О постсоветской России
“Не надо строить иллюзий: у человека и общества не так много вариантов для выживания. Один вариант мы испытали на своей шкуре - “рай для всех”, который обернулся убийством многих. Другой - тоже не малина. Но наблюдая за тем, что происходит в России, видишь колоссальную пошлость человеческого сердца. Мне казалось, что самым замечательным продуктом советской системы было то, что все мы - или многие - ощущали себя жертвами страшной катастрофы, и отсюда было если не братство, то чувство сострадания, жалости друг к другу. И я надеялся, что при всех этих переменах это чувство сострадания сохранится, выживет. Что наш чудовищный опыт, наше страшное прошлое объединит людей - ну хотя бы интеллигенцию. Но этого не произошло. От этого мне хочется реветь.
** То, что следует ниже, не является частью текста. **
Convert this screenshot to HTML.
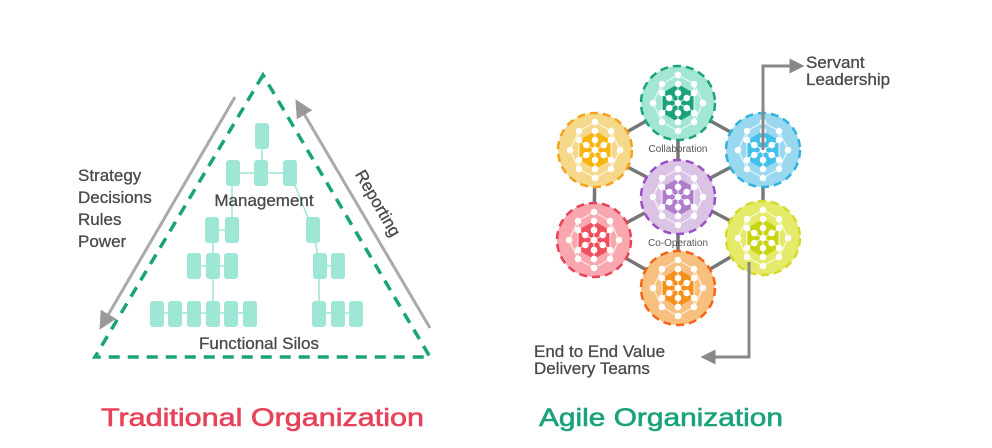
<!DOCTYPE html>
<html><head><meta charset="utf-8"><style>
html,body{margin:0;padding:0;background:#fff;}
svg{display:block;font-family:"Liberation Sans",sans-serif;}
</style></head><body>
<svg width="992" height="448" viewBox="0 0 992 448" xmlns="http://www.w3.org/2000/svg">
<defs>
<marker id="ah" markerWidth="6" markerHeight="6" refX="3" refY="3" orient="auto" markerUnits="strokeWidth">
<path d="M0,0 L6,3 L0,6 z" fill="#999"/></marker>
<marker id="ah2" markerWidth="5" markerHeight="5" refX="2.5" refY="2.5" orient="auto" markerUnits="strokeWidth">
<path d="M0,0 L5,2.5 L0,5 z" fill="#888"/></marker>
<g id="net">
<polygon points="0,-19 16.5,-9.5 16.5,9.5 0,19 -16.5,9.5 -16.5,-9.5" fill="currentColor"/>
<g stroke="#fff" stroke-width="1" opacity="0.9">
<line x1="0" y1="-28" x2="-16" y2="-19"/><line x1="0" y1="-28" x2="16" y2="-19"/>
<line x1="-25" y1="0" x2="-16" y2="-19"/><line x1="-25" y1="0" x2="-16" y2="19"/>
<line x1="25" y1="0" x2="16" y2="-19"/><line x1="25" y1="0" x2="16" y2="19"/>
<line x1="0" y1="28" x2="-16" y2="19"/><line x1="0" y1="28" x2="16" y2="19"/>
<line x1="-16" y1="-19" x2="-16" y2="19"/><line x1="16" y1="-19" x2="16" y2="19"/>
<line x1="0" y1="-19" x2="0" y2="19"/><line x1="-16" y1="-9" x2="16" y2="9"/><line x1="16" y1="-9" x2="-16" y2="9"/>
</g>
<g fill="#fff">
<circle r="3.3"/>
<circle cx="0" cy="-10" r="3.3"/><circle cx="8.7" cy="-5" r="3.3"/><circle cx="8.7" cy="5" r="3.3"/>
<circle cx="0" cy="10" r="3.3"/><circle cx="-8.7" cy="5" r="3.3"/><circle cx="-8.7" cy="-5" r="3.3"/>
<circle cx="0" cy="-19" r="3.3"/><circle cx="0" cy="19" r="3.3"/>
<circle cx="-16" cy="-10" r="3.3"/><circle cx="16" cy="-10" r="3.3"/><circle cx="-16" cy="10" r="3.3"/><circle cx="16" cy="10" r="3.3"/>
<circle cx="0" cy="-28" r="3.3"/><circle cx="-25" cy="0" r="3.3"/><circle cx="25" cy="0" r="3.3"/>
<circle cx="-16" cy="-19" r="3.3"/><circle cx="16" cy="-19" r="3.3"/><circle cx="-16" cy="19" r="3.3"/><circle cx="16" cy="19" r="3.3"/>
<circle cx="0" cy="28" r="3.3"/>
</g>
</g>
</defs>

<!-- Traditional -->
<polygon points="263,75 95,357 430,357" fill="none" stroke="#1aa37a" stroke-width="3.5" stroke-dasharray="11,8"/>
<line x1="235" y1="97" x2="104" y2="322" stroke="#aaa" stroke-width="3" marker-end="url(#ah)"/>
<line x1="430" y1="328" x2="300" y2="107" stroke="#aaa" stroke-width="3" marker-end="url(#ah)"/>

<g stroke="#9ee6d5" stroke-width="1.5" fill="none">
<line x1="262" y1="135" x2="262" y2="173"/><line x1="232" y1="173" x2="290" y2="173"/>
<line x1="232" y1="173" x2="232" y2="230"/><line x1="212" y1="230" x2="232" y2="230"/>
<line x1="213" y1="230" x2="213" y2="313"/><line x1="194" y1="266" x2="232" y2="266"/>
<line x1="157" y1="313" x2="250" y2="313"/>
<line x1="290" y1="173" x2="313" y2="230"/><line x1="313" y1="230" x2="320" y2="266"/>
<line x1="320" y1="266" x2="338" y2="266"/><line x1="319" y1="266" x2="319" y2="313"/>
<line x1="319" y1="313" x2="356" y2="313"/>
</g>
<g fill="#9ee6d5">
<rect x="255" y="123" width="14" height="26" rx="3"/>
<rect x="226" y="160" width="14" height="26" rx="3"/><rect x="254" y="160" width="14" height="26" rx="3"/><rect x="283" y="160" width="14" height="26" rx="3"/>
<rect x="205" y="217" width="14" height="26" rx="3"/><rect x="225" y="217" width="14" height="26" rx="3"/>
<rect x="187" y="253" width="14" height="26" rx="3"/><rect x="206" y="253" width="14" height="26" rx="3"/><rect x="224" y="253" width="14" height="26" rx="3"/>
<rect x="150" y="301" width="14" height="26" rx="3"/><rect x="168" y="301" width="14" height="26" rx="3"/><rect x="187" y="301" width="14" height="26" rx="3"/><rect x="206" y="301" width="14" height="26" rx="3"/><rect x="224" y="301" width="14" height="26" rx="3"/><rect x="243" y="301" width="14" height="26" rx="3"/>
<rect x="306" y="217" width="14" height="26" rx="3"/>
<rect x="313" y="253" width="14" height="26" rx="3"/><rect x="331" y="253" width="14" height="26" rx="3"/>
<rect x="312" y="301" width="14" height="26" rx="3"/><rect x="331" y="301" width="14" height="26" rx="3"/><rect x="349" y="301" width="14" height="26" rx="3"/>
</g>
<g fill="#4a4a4a" font-size="17" stroke="#4a4a4a" stroke-width="0.3">
<text x="78" y="181">Strategy</text>
<text x="78" y="203">Decisions</text>
<text x="78" y="225">Rules</text>
<text x="78" y="247">Power</text>
<text x="264" y="206" text-anchor="middle">Management</text>
<text x="259" y="349" text-anchor="middle">Functional Silos</text>
<text transform="translate(373,206) rotate(60)" text-anchor="middle">Reporting</text>
</g>

<!-- Agile -->
<g stroke="#777" stroke-width="3.5">
<line x1="678" y1="103" x2="595" y2="150"/><line x1="678" y1="103" x2="763" y2="150"/>
<line x1="595" y1="150" x2="594" y2="240"/><line x1="763" y1="150" x2="763" y2="238"/>
<line x1="594" y1="240" x2="678" y2="288"/><line x1="763" y1="238" x2="678" y2="288"/>
<line x1="678" y1="103" x2="678" y2="288"/>
<line x1="595" y1="150" x2="763" y2="238"/><line x1="763" y1="150" x2="594" y2="240"/>
</g>
<g stroke-width="2.5" stroke-dasharray="8,5">
<circle cx="678" cy="103" r="37" fill="#a3e6d3" stroke="#1aa37a"/>
<circle cx="595" cy="150" r="37" fill="#f5d88a" stroke="#f4a31a"/>
<circle cx="763" cy="150" r="37" fill="#99d8ee" stroke="#2fb3e0"/>
<circle cx="678" cy="197" r="37" fill="#dbc3e6" stroke="#9a4fc2"/>
<circle cx="594" cy="240" r="37" fill="#f7a7ad" stroke="#e8415a"/>
<circle cx="763" cy="238" r="37" fill="#e6ea6a" stroke="#d4d92a"/>
<circle cx="678" cy="288" r="37" fill="#f7c07f" stroke="#f0651a"/>
</g>
<use href="#net" x="678" y="103" style="color:#1aa37a"/>
<use href="#net" x="595" y="150" style="color:#f9b40c"/>
<use href="#net" x="763" y="150" style="color:#40c0ea"/>
<use href="#net" x="678" y="197" style="color:#b07ccc"/>
<use href="#net" x="594" y="240" style="color:#f0505e"/>
<use href="#net" x="763" y="238" style="color:#c8d410"/>
<use href="#net" x="678" y="288" style="color:#f5901a"/>
<g fill="#555" font-size="10" text-anchor="middle">
<text x="678" y="152">Collaboration</text>
<text x="678" y="246">Co-Operation</text>
</g>
<polyline points="763,150 763,66 797,66" fill="none" stroke="#888" stroke-width="3" marker-end="url(#ah2)"/>
<polyline points="749,262 749,357 708,357" fill="none" stroke="#888" stroke-width="3" marker-end="url(#ah2)"/>
<g fill="#4a4a4a" font-size="17" stroke="#4a4a4a" stroke-width="0.3">
<text x="806" y="68">Servant</text>
<text x="806" y="85">Leadership</text>
<text x="534" y="357">End to End Value</text>
<text x="534" y="374">Delivery Teams</text>
</g>

<text x="101" y="426" font-size="25" fill="#e8415a" stroke="#e8415a" stroke-width="0.6" textLength="323" lengthAdjust="spacingAndGlyphs">Traditional Organization</text>
<text x="539" y="426" font-size="25" fill="#1aa37a" stroke="#1aa37a" stroke-width="0.6" textLength="244" lengthAdjust="spacingAndGlyphs">Agile Organization</text>
</svg>
</body></html>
Нет, конечно, слава Богу, что тот бред кончился, но на новый поворот уйдут десятилетия и десятки жизней, которых никто и не помянет. Я всегда вспоминаю старика, которого встретил на одной из пересылок. Я тогда совершенно отчетливо понял, что он так и сгинет где-нибудь в лагере или в “столыпине”. И никто его не вспомнит. Вот этого я простить не могу. К человеку нельзя относится как к массе, человек не терпит обобщения - этого у нас пока все еще не поймут”.
О власти
“К сожалению, к власти всегда приходят не самые лучшие люди. Чехам невероятно повезло с Гавелом. Нам тоже бы не помешало иметь у власти человека с пониманием таких вещей, как честь и достоинство, с ощущением своей вины и своего стыда. Гавелу стыдно, а Валенсе или Ельцину нет. В принципе, к власти должны приходить люди, которые не боятся быть проклятыми, то есть люди, которых любят других больше, чем себя и себя во власти. Которые способны жалеть других. Но такие люди чаще всего государственными деятелями не становятся. А Ельцин - что Ельцин? Он плоть от плоти той системы”.
О литературе
“Людей переделывать бесполезно. Но можно и нужно бороться с дурновкусием, внушать им сомнения по поводу самих себя - в этом и есть задача искусства и литературы”.
О жизни
“Жить просто: надо только понимать, что есть люди, которые лучше тебя. Это очень облегчает жизнь”.